Before deploying policy changes to production, you can test them against a simulated request.

POST /api/admin/policy-engine/simulate

Request body:

{
"prompt": "Please send me the credit card number on file for customer 12345.",
"model_id": "gpt-4o",
"user_id": "user_abc",
"direction": "input",
"chain_id": "org"
}

Response 200 OK:

{
"outcome": "block",
"matched_rule": {
"id": "rule_xyz",
"name": "Block PAN in prompts",
"pack": "PCI-DSS v4.0 Compliance Bundle",
"condition_type": "dlp_label",
"action": "block"
},
"evaluation_trace": [
{
"rule_id": "rule_aaa",
"name": "Finance power user exemption",
"matched": false,
"reason": "User not in group finance-power-users"
},
{
"rule_id": "rule_xyz",
"name": "Block PAN in prompts",
"matched": true,
"reason": "DLP detected label PCI_PAN"
}
],
"dry_run": true
}

The evaluation_trace lists every rule evaluated in sequence order, whether it matched, and why. This is the primary debugging tool for unexpected policy behavior.

Using dry_run to test before deploying:

  1. Create or modify rules on a staging chain.
  2. Run simulate with representative test cases.
  3. Verify the outcome and evaluation_trace match your intent.
  4. Promote the chain configuration to the active org chain.

Arbitex ships pre-configured policy packs (bundles) for common compliance standards. Bundles are read-only and updated by Arbitex when standards change.

BundleStandardDefault rule count
pci-dss-v4PCI-DSS v4.014
hipaaHIPAA Privacy + Security Rules11
gdprGDPR Article 5 data minimization9
glbaGramm–Leach–Bliley Act7
soxSarbanes-Oxley Act6
ccpaCalifornia Consumer Privacy Act8
sec-17a-4SEC Rule 17a-4 (broker-dealer records)5
occ-sr-11-7OCC SR 11-7 model risk management8

To add a bundle to your org chain:

POST /api/admin/policy-chains/{chain_id}/packs
{
"pack_id": "pci-dss-v4",
"sequence": 100
}

Create a custom pack to group org-specific rules:

POST /api/admin/policy-packs
{
"name": "Internal Data Classification Policy",
"description": "Enforces Acme Corp data classification rules for AI interactions",
"pack_type": "custom"
}

Add rules to the pack via POST /api/admin/policy-packs/{pack_id}/rules.

Packs within a chain are evaluated in ascending sequence order.

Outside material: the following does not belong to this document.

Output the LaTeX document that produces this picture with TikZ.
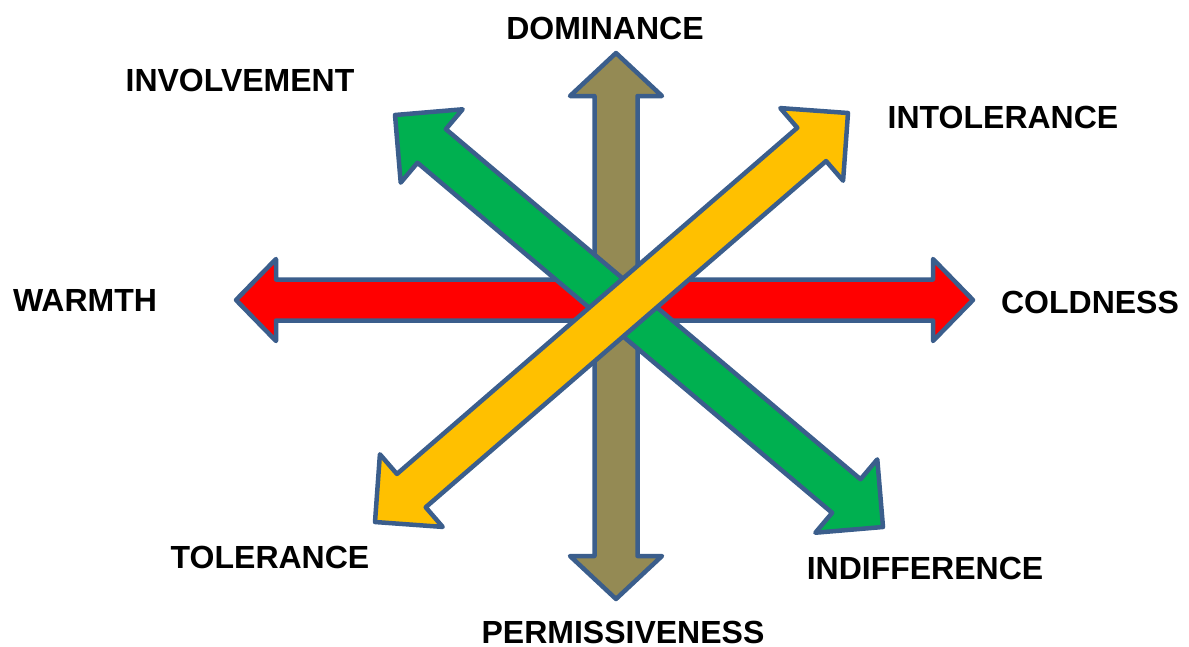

Convention:

Sequence rangePurpose
1–99High-priority user exemptions or overrides
100–299Compliance bundles (PCI-DSS, HIPAA, etc.)
300–499Custom org rules
500–699Model governance rules (model_risk_tier, model_id)
700–899Content policy rules
900–999Default catch-all rules

This ordering ensures compliance bundles fire before custom rules, which fire before model governance rules. Adjust to suit your org’s risk posture.


All conditions and actions support a direction field that specifies when the rule is evaluated:

DirectionEvaluated when
inputBefore the prompt is sent to the model
outputBefore the model response is returned to the user
bothOn both prompt and response

Most blocking rules target input to prevent sensitive content from reaching the model. Redaction and DLP detection rules often target both.